Kennedy heads next to to the Senate, where many eyes will be on his dialogue with Republican Sen. Bill Cassidy of Louisiana, who extracted a number of guarantees from Kennedy about his approach to vaccines.

Cassidy, a doctor, harbored a number of concerns about Kennedy’s history of promoting conspiracy theories or misspeaking about vaccines, he said during a confirmation hearing earlier this year.

“Can I trust that that is now in the past?” Cassidy asked Kennedy at the time.

Kennedy has since delivered a mixed message on vaccines that public health experts have said are hampering efforts to contain a measles outbreak now in at least 11 states. He’s offered endorsements of vaccinations but continued to raise questions about their efficacy or safety. He’s said the childhood vaccine schedule will be examined in a study of autism’s causes. He’s called the measles, mumps and rubella vaccine — a shot given to children to provide immunity from all three diseases — “leaky,” although it offers lifetime protection from the measles for most people. He’s also said they cause deaths, although none has been documented among healthy people.

At the agency, too, he’s made moves that support the anti-vaccine movement. He hired a man who has published research that suggests vaccines cause developmental delays to oversee a study on autism. And he’s terminated some research and public health funds dedicated to vaccines.
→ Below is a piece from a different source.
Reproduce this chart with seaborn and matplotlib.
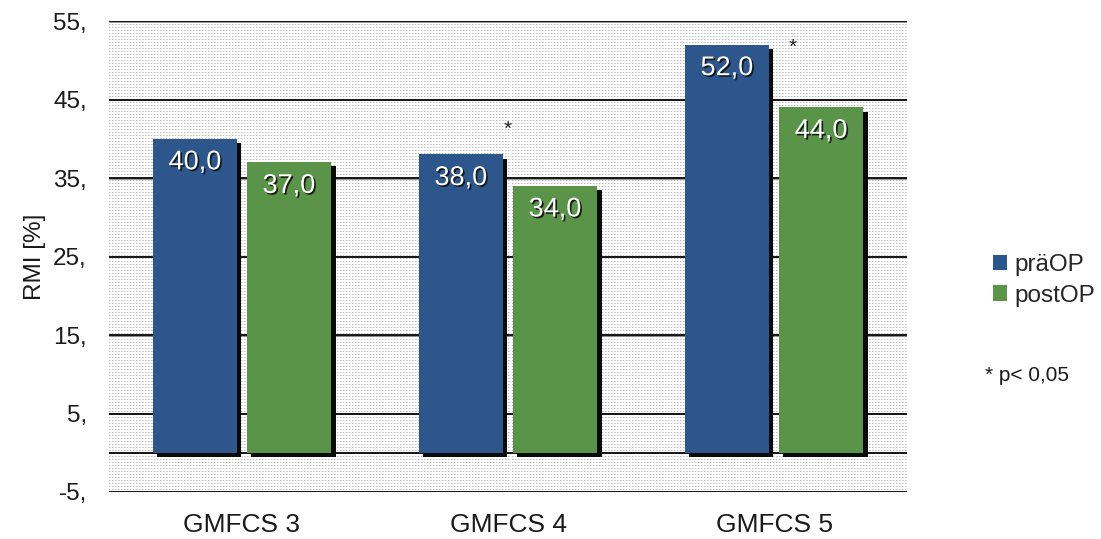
import numpy as np
import pandas as pd
import matplotlib
matplotlib.use("Agg")
import matplotlib.pyplot as plt
import matplotlib.patheffects as pe
from matplotlib.patches import Patch
import seaborn as sns

# --- data -------------------------------------------------------------
categories = ["GMFCS 3", "GMFCS 4", "GMFCS 5"]
series_names = ["präOP", "postOP"]
pre_op = [40.0, 38.0, 52.0]
post_op = [37.0, 34.0, 44.0]
y_ticks = [-5, 5, 15, 25, 35, 45, 55]
y_tick_labels = ["-5,", "5,", "15,", "25,", "35,", "45,", "55,"]
significant = ["GMFCS 4", "GMFCS 5"]
note_text = "* p< 0,05"
y_label = "RMI [%]"

colors = {"präOP": "#2c568c", "postOP": "#5a9448"}

df = pd.DataFrame({
    "Gruppe": categories * 2,
    "Zeitpunkt": [series_names[0]] * 3 + [series_names[1]] * 3,
    "RMI": pre_op + post_op,
})

sns.set_theme(style="white")
plt.rcParams["font.family"] = ["Liberation Sans", "DejaVu Sans"]

fig = plt.figure(figsize=(11.01, 5.39), dpi=100)
ax = fig.add_axes([0.099, 0.0872, 0.7248, 0.8738])

# dotted pattern fill of the plot area
h, w = 471, 798
pat = np.ones((h, w, 3))
yy, xx = np.mgrid[0:h, 0:w]
pat[(xx % 3 == 0) & (yy % 3 == 0)] = 0.76
pat[(xx % 3 == 1) & (yy % 3 == 0)] = 0.88
ax.imshow(pat, extent=(0, 1, 0, 1), transform=ax.transAxes, aspect="auto",
          interpolation="nearest", zorder=0)

sns.barplot(data=df, x="Gruppe", y="RMI", hue="Zeitpunkt", palette=colors,
            saturation=1, width=0.708, gap=0.1, ax=ax, legend=False, zorder=3,
            edgecolor="none", linewidth=0)

shadow = [pe.SimplePatchShadow(offset=(3, -3), shadow_rgbFace="#0a0a0a", alpha=1.0),
          pe.Normal()]
for bar in ax.patches:
    bar.set_path_effects(shadow)

# horizontal grid lines
for t in y_ticks + [0]:
    ax.axhline(t, color="#151515", lw=1.4, zorder=2,
               path_effects=[pe.SimpleLineShadow(offset=(0.4, -0.4), shadow_color="#555", alpha=0.6),
                             pe.Normal()])

ax.set_ylim(-5, 55)
ax.set_xlim(-0.5, 2.5)
ax.set_yticks(y_ticks)
ax.set_yticklabels(y_tick_labels)
ax.tick_params(axis="y", length=0, pad=16, labelsize=17.5, labelcolor="#1a1a1a")
ax.tick_params(axis="x", length=0, pad=15, labelsize=19, labelcolor="#1a1a1a")
ax.set_xlabel("")
ax.set_ylabel(y_label, fontsize=17.5, color="#1a1a1a", labelpad=5)
for s in ax.spines.values():
    s.set_visible(False)

# value labels inside the bars
txt_fx = [pe.SimplePatchShadow(offset=(1.2, -1.2), shadow_rgbFace="#111", alpha=0.9), pe.Normal()]
for bar in ax.patches:
    v = bar.get_height()
    ax.annotate(f"{v:.1f}".replace(".", ","),
                xy=(bar.get_x() + bar.get_width() / 2, v),
                xytext=(0, -17), textcoords="offset points",
                ha="center", va="center", fontsize=19.5, color="white",
                zorder=5, path_effects=txt_fx)

# significance markers
star_pos = {"GMFCS 4": (0.0, 3.2), "GMFCS 5": (0.07, -0.4)}
for cat in significant:
    i = categories.index(cat)
    top = max(pre_op[i], post_op[i])
    dx, dy = star_pos[cat]
    ax.text(i + dx, top + dy, "*", ha="center", va="center",
            fontsize=15, color="#222", zorder=5)

handles = [Patch(facecolor=colors[n], edgecolor="none") for n in series_names]
fig.legend(handles, series_names, loc="center left", bbox_to_anchor=(0.893, 0.48),
           frameon=False, fontsize=17.5, handlelength=0.6, handleheight=0.6,
           handletextpad=0.3, labelspacing=0.35, borderaxespad=0)
fig.text(0.895, 0.303, note_text, fontsize=15, color="#1a1a1a", va="center", ha="left")

fig.savefig("out.png", dpi=100)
Kennedy, who has rejected the anti-vaccine label, has regularly said that he is “pro-safety” and wants more research on vaccines, although decades of real-world use and research have concluded they safely prevent deadly diseases in children.

“His longstanding advocacy has always focused on ensuring that vaccines, and other medical interventions, meet the highest standards of safety and are supported by gold-standard science,” Health and Human Services said in a statement. “As he did during confirmation, Secretary Kennedy is prepared to address questions surrounding this topic.”